Failing to present additional evidence to support your appeal. This is the evil twin of #2. In addition to failing to get the claim file, many fail to send in additional or useful evidence to support their claim. Just sending a note threatening to sue, or saying the same thing as before will not cause the insurance company to change their position. Most importantly, by doing so, you have lost your last chance of presenting evidence that will be presented to the Judge, since that letter will be considered your appeal.
Saving best evidence for trial. In ERISA claims, there is NO TRIAL, not as most people know it! Chances are you will never be called to testify, your doctors won’t be able to go to court and testify as to how disabled you are, and you can’t call friends, relatives, or co-workers to testify how you can’t do your job. These are administrative procedures. A Judge, not a jury, will decide your case based largely on your claim file put together by – you guessed it – the insurance carrier! You want to make sure all the evidence you want the Judge to see is in that file before the record is closed!

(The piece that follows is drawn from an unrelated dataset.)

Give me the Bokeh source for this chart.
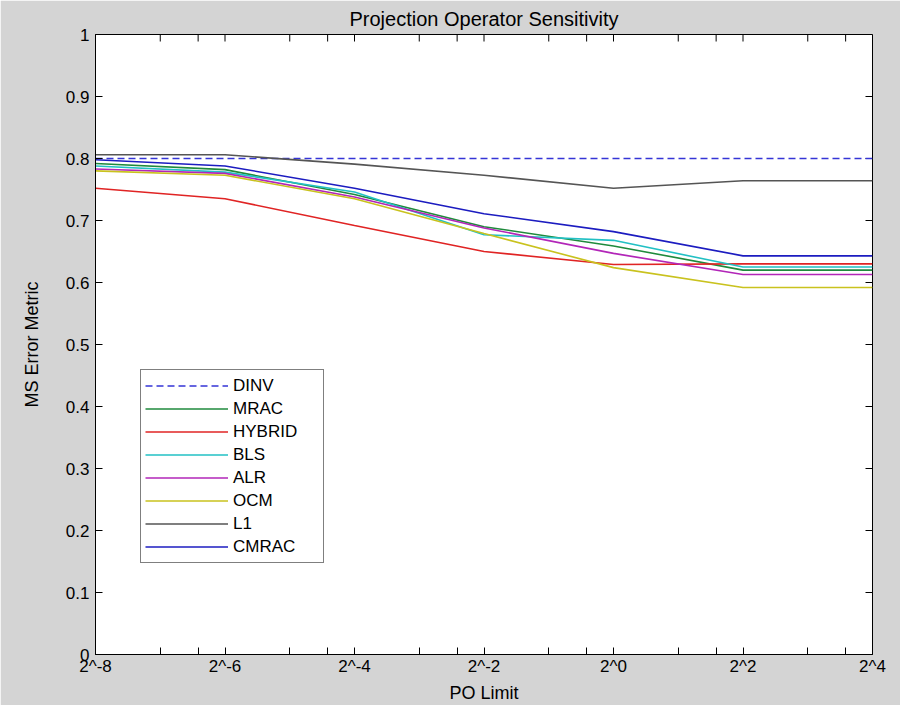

Missing deadlines or waiting too long to get legal help. This can be fatal to your claim. ERISA is an unforgiving law. You must exhaust the administrative remedies before the claim can be filed in court. That means you must appeal the denial first. If you miss your deadline, you could conceivably lose your right to present your claim in court. Preparing a comprehensive appeal is time consuming, and not all lawyers handle ERISA disability claims. Get competent legal advice as soon as you get that denial letter.
As you can see, there are many costly mistakes that are entirely avoidable.